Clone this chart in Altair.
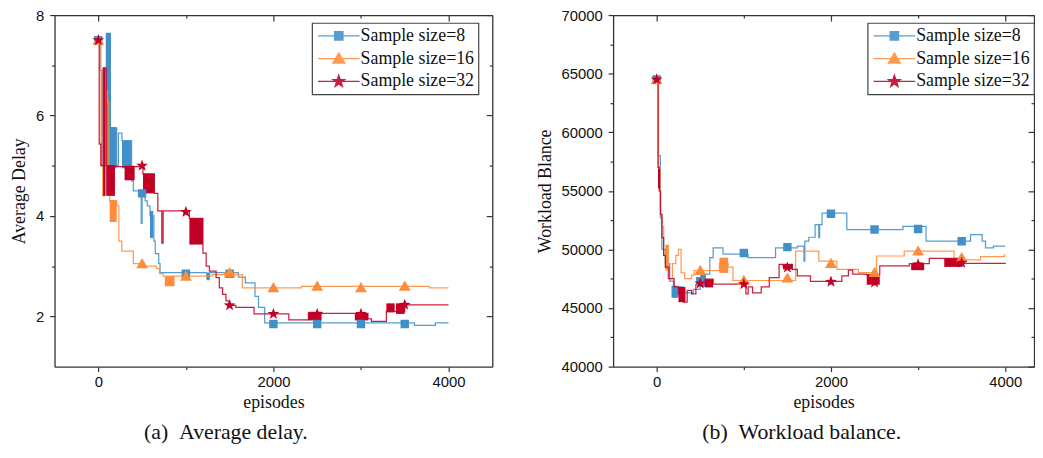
import altair as alt
import pandas as pd

SERIF = "Liberation Serif"
SANS = "Liberation Sans"
SERIES = ["Sample size=8", "Sample size=16", "Sample size=32"]
COLORS = ["#4190C8", "#FD8D3C", "#C10026"]
# marker shapes: the horizontal stroke only shows in the legend (plot markers have no stroke)
M_SQ = "M-4.2,0H4.2M-0.85,-0.85H0.85V0.85H-0.85Z"
M_TRI = "M-4.2,0H4.2M0,-1.15L1.2,0.9H-1.2Z"
M_STAR = ("M-4.2,0H4.2M0,-1.25L0.294,-0.405L1.189,-0.386L0.475,0.155L0.735,1.011L0,0.5"
          "L-0.735,1.011L-0.475,0.155L-1.189,-0.386L-0.294,-0.405Z")

# ---------------- panel (a): Average delay ----------------
a8_ep = [0, 20, 40, 85, 145, 210, 230, 270, 380, 400, 490, 500, 535, 560, 590, 635, 650,
         690, 705, 1240, 1270, 1600, 1680, 1790, 1830, 1900, 3610, 3850, 4000]
a8_val = [7.5, 6.9, 5.0, 5.0, 5.75, 5.0, 5.65, 5.5, 4.7, 4.5, 3.85, 4.5, 4.3, 4.2, 4.0, 3.5, 3.25,
          3.05, 2.87, 2.75, 2.87, 2.78, 2.67, 2.4, 2.18, 1.87, 1.82, 1.87, 1.87]
a16_ep = [0, 30, 50, 65, 95, 105, 120, 130, 210, 235, 268, 400, 470, 665, 700, 740, 875,
          1300, 1440, 1560, 1645, 2320, 3780, 4000]
a16_val = [7.5, 5.0, 4.4, 5.0, 6.5, 6.26, 5.0, 4.3, 4.2, 3.5, 3.3, 3.05, 3.0, 2.95, 2.85, 2.8, 2.8,
           2.83, 2.87, 2.83, 2.57, 2.6, 2.57, 2.57]
a32_ep = [0, 10, 30, 55, 90, 190, 415, 510, 640, 680, 725, 740, 1040, 1195, 1232, 1269, 1345,
          1382, 1420, 1458, 1496, 1570, 1779, 2176, 2400, 2550, 2930, 3080, 3120, 3290, 3500, 4000]
a32_val = [7.5, 5.43, 5.0, 6.95, 5.0, 4.98, 4.98, 4.84, 4.45, 4.1, 3.46, 4.1, 3.95, 3.26, 3.0, 2.9, 2.77,
           2.57, 2.44, 2.31, 2.22, 2.18, 2.05, 1.93, 2.08, 2.06, 2.06, 1.95, 1.9, 2.1, 2.23, 2.23]

# dense oscillation bands (start, end, low, high)
a8_blk_x1 = [85, 145, 270, 590, 1240]
a8_blk_x2 = [145, 208, 375, 628, 1268]
a8_blk_lo = [5.0, 4.95, 4.95, 3.56, 2.72]
a8_blk_hi = [7.65, 5.77, 5.5, 4.1, 2.87]
a16_blk_x1 = [130, 760]
a16_blk_x2 = [210, 870]
a16_blk_lo = [3.88, 2.6]
a16_blk_hi = [4.32, 2.8]
a32_blk_x1 = [55, 90, 300, 510, 1040, 2400, 2930, 3290, 3400]
a32_blk_x2 = [82, 190, 415, 640, 1195, 2550, 3080, 3385, 3500]
a32_blk_lo = [4.4, 4.4, 4.71, 4.45, 3.43, 1.92, 1.92, 2.08, 2.05]
a32_blk_hi = [6.95, 5.0, 5.0, 4.84, 3.95, 2.08, 2.06, 2.26, 2.26]

MK_EP = [0, 500, 1000, 1500, 2000, 2500, 3000, 3500]
a8_mk = [7.5, 4.45, 2.85, 2.85, 1.85, 1.85, 1.85, 1.85]
a16_mk = [7.5, 3.05, 2.8, 2.87, 2.57, 2.6, 2.57, 2.6]
a32_mk = [7.5, 5.0, 4.08, 2.22, 2.05, 2.05, 2.05, 2.23]

# ---------------- panel (b): Workload balance ----------------
b8_ep = [0, 20, 42, 60, 100, 150, 193, 230, 300, 420, 500, 560, 610, 648, 761, 1050, 1364,
         1614, 1690, 1700, 1746, 1818, 1860, 1870, 1898, 2182, 2826, 3091, 3602, 3735, 3773, 3864, 4000]
b8_val = [64500, 58000, 52700, 50000, 48800, 47300, 45900, 46800, 46300, 46600, 47000, 47900, 49300,
          50140, 49600, 49300, 50140, 50285, 49000, 50700, 51040, 52110, 51000, 52110, 53100, 51690,
          51970, 50700, 51270, 50700, 50140, 50280, 50280]
b16_ep = [0, 20, 40, 60, 80, 100, 130, 180, 220, 250, 280, 320, 400, 430, 720, 820, 875, 1595,
          1860, 2068, 2315, 2523, 2841, 3413, 3716, 3990, 4000]
b16_val = [64500, 57000, 53000, 52000, 49500, 48500, 47500, 48800, 49500, 50000, 48000, 47500,
           47800, 48200, 48800, 48500, 47350, 49860, 49010, 48300, 48030, 49440, 49860, 49100,
           49380, 49530, 49530]
b32_ep = [0, 15, 30, 45, 60, 80, 100, 140, 200, 250, 307, 350, 400, 450, 553, 648, 1024, 1050,
          1100, 1200, 1292, 1405, 1557, 1614, 1765, 2125, 2200, 2250, 2410, 2560, 2900, 3128, 3510, 4000]
b32_val = [64500, 57000, 55000, 53000, 51000, 49500, 48500, 47500, 46800, 46200, 45500, 46500,
           46200, 47000, 47460, 47040, 46200, 46800, 46300, 46800, 47600, 48730, 48300, 47750,
           47270, 47750, 48230, 47890, 47860, 48590, 48790, 49240, 48820, 48870]

b8_blk_x1 = [170, 500]
b8_blk_x2 = [250, 560]
b8_blk_lo = [45900, 46800]
b8_blk_hi = [46900, 47900]
b16_blk_x1 = [100, 720]
b16_blk_x2 = [140, 820]
b16_blk_lo = [48200, 48000]
b16_blk_hi = [50400, 49300]
b32_blk_x1 = [15, 250, 553, 1450, 2410, 2920, 3300]
b32_blk_x2 = [40, 330, 648, 1557, 2560, 3070, 3510]
b32_blk_lo = [55200, 45500, 46760, 48300, 46990, 48230, 48510]
b32_blk_hi = [56900, 46800, 47460, 48730, 47860, 48790, 49240]

b8_mk = [64500, 47300, 49700, 50200, 53050, 51700, 51750, 50700]
b16_mk = [64500, 48200, 47350, 47550, 48800, 48030, 49860, 49300]
b32_mk = [64500, 47100, 47040, 48450, 47240, 47180, 48730, 48870]


def lines_df(eps, vals):
    rows = []
    for s, e, v in zip(SERIES, eps, vals):
        for i, (x, y) in enumerate(zip(e, v)):
            rows.append({"series": s, "ep": x, "val": y, "i": i})
    return pd.DataFrame(rows)


def blocks_df(x1s, x2s, los, his):
    rows = []
    for s, a, b, c, d in zip(SERIES, x1s, x2s, los, his):
        for x1, x2, lo, hi in zip(a, b, c, d):
            rows.append({"series": s, "x1": x1, "x2": x2, "lo": lo, "hi": hi})
    return pd.DataFrame(rows)


def marks_df(mks):
    rows = []
    for s, m in zip(SERIES, mks):
        for x, y in zip(MK_EP, m):
            rows.append({"series": s, "ep": x, "val": y})
    return pd.DataFrame(rows)


AXIS_STYLE = dict(domainColor="#333", domainWidth=1.3, tickColor="#333", tickWidth=1.2,
                  grid=False, labelFont=SANS, labelFontSize=15, labelColor="#111",
                  titleFont=SERIF, titleFontSize=18, titleFontWeight="normal", titleColor="#111")


def panel(ld, bd, md, xdom, ydom, xmaj, xmin, ymaj, ymin, ytitle, caption, cdx, lx, ly, w, h):
    xs = alt.Scale(domain=xdom, nice=False, zero=False)
    ys = alt.Scale(domain=ydom, nice=False, zero=False)
    cs = alt.Scale(domain=SERIES, range=COLORS)
    shs = alt.Scale(domain=SERIES, range=[M_SQ, M_TRI, M_STAR])
    leg = alt.Legend(title=None, orient="none", legendX=lx, legendY=ly, direction="vertical",
                     labelFont=SERIF, labelFontSize=18, labelColor="#111", symbolSize=100,
                     symbolOffset=14, labelOffset=13, padding=4, rowPadding=5,
                     strokeColor="#444", fillColor="white", symbolStrokeWidth=1.3)
    axes_x = [
        alt.Axis(orient="bottom", values=xmaj, title="episodes", tickSize=5, labelPadding=3,
                 titlePadding=4, format="d", **AXIS_STYLE),
        alt.Axis(orient="bottom", values=xmin, title=None, labels=False, tickSize=3,
                 domain=False, **AXIS_STYLE),
        alt.Axis(orient="top", values=xmaj, title=None, labels=False,
                 tickSize=alt.ExprRef("-6"), **AXIS_STYLE),
        alt.Axis(orient="top", values=xmin, title=None, labels=False,
                 tickSize=alt.ExprRef("-3"), domain=False, **AXIS_STYLE),
    ]
    axes_y = [
        alt.Axis(orient="left", values=ymaj, title=ytitle, tickSize=5, labelPadding=6,
                 titlePadding=7, format="d", **AXIS_STYLE),
        alt.Axis(orient="left", values=ymin, title=None, labels=False, tickSize=3,
                 domain=False, **AXIS_STYLE),
        alt.Axis(orient="right", values=ymaj, title=None, labels=False,
                 tickSize=alt.ExprRef("-6"), **AXIS_STYLE),
        alt.Axis(orient="right", values=ymin, title=None, labels=False,
                 tickSize=alt.ExprRef("-3"), domain=False, **AXIS_STYLE),
    ]
    color = alt.Color("series:N", scale=cs, legend=leg)
    layers = []
    n = 0
    for s in SERIES:
        for kind in ("line", "rect"):
            ax = axes_x[n] if n < 4 else None
            ay = axes_y[n] if n < 4 else None
            if kind == "line":
                layers.append(
                    alt.Chart(ld).transform_filter(alt.datum.series == s)
                    .mark_line(interpolate="step-after", strokeWidth=1.25, opacity=0.88)
                    .encode(x=alt.X("ep:Q", scale=xs, axis=ax),
                            y=alt.Y("val:Q", scale=ys, axis=ay),
                            color=color, order="i:Q"))
            else:
                layers.append(
                    alt.Chart(bd).transform_filter(alt.datum.series == s)
                    .mark_rect(opacity=1)
                    .encode(x=alt.X("x1:Q", scale=xs, axis=ax), x2="x2:Q",
                            y=alt.Y("lo:Q", scale=ys, axis=ay), y2="hi:Q",
                            color=color))
            n += 1
    layers.append(
        alt.Chart(md).mark_point(filled=True, opacity=1, size=100, strokeWidth=0)
        .encode(x=alt.X("ep:Q", scale=xs, axis=None),
                y=alt.Y("val:Q", scale=ys, axis=None),
                color=color,
                shape=alt.Shape("series:N", scale=shs, legend=leg)))
    return (alt.layer(*layers)
            .resolve_axis(x="independent", y="independent")
            .properties(width=w, height=h,
                        title=alt.TitleParams(caption, orient="bottom", anchor="middle",
                                              frame="group", dx=cdx, font=SERIF, fontSize=22,
                                              fontWeight="normal", color="#111", offset=11)))


pa = panel(lines_df([a8_ep, a16_ep, a32_ep], [a8_val, a16_val, a32_val]),
           blocks_df([a8_blk_x1, a16_blk_x1, a32_blk_x1], [a8_blk_x2, a16_blk_x2, a32_blk_x2],
                     [a8_blk_lo, a16_blk_lo, a32_blk_lo], [a8_blk_hi, a16_blk_hi, a32_blk_hi]),
           marks_df([a8_mk, a16_mk, a32_mk]),
           [-500, 4500], [1, 8], [0, 2000, 4000], [1000, 3000], [2, 4, 6, 8], [3, 5, 7],
           "Average Delay", "(a)\u2002Average delay.", -48, 260, 8, 442, 355)

pb = panel(lines_df([b8_ep, b16_ep, b32_ep], [b8_val, b16_val, b32_val]),
           blocks_df([b8_blk_x1, b16_blk_x1, b32_blk_x1], [b8_blk_x2, b16_blk_x2, b32_blk_x2],
                     [b8_blk_lo, b16_blk_lo, b32_blk_lo], [b8_blk_hi, b16_blk_hi, b32_blk_hi]),
           marks_df([b8_mk, b16_mk, b32_mk]),
           [-500, 4330], [40000, 70000], [0, 2000, 4000], [1000, 3000],
           list(range(40000, 70001, 5000)), list(range(42500, 70000, 5000)),
           "Workload Blance", "(b)\u2002Workload balance.", -22, 257, 8, 425, 355)

chart = (alt.hconcat(pa, pb, spacing=43)
         .resolve_scale(color="independent", shape="independent")
         .resolve_legend(color="independent", shape="independent")
         .properties(padding={"left": 2, "top": -2, "right": 0, "bottom": 0})
         .configure_view(stroke=None)
         .configure_legend(strokeWidth=1.2))

chart.save("out.html", embed_options={"renderer": "svg", "actions": False})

::::::

Repeat, with no pictures, each line from the beginning of the data through the line containing "import pandas as pd", inclusive.

Clone this chart in Altair.
import altair as alt
import pandas as pd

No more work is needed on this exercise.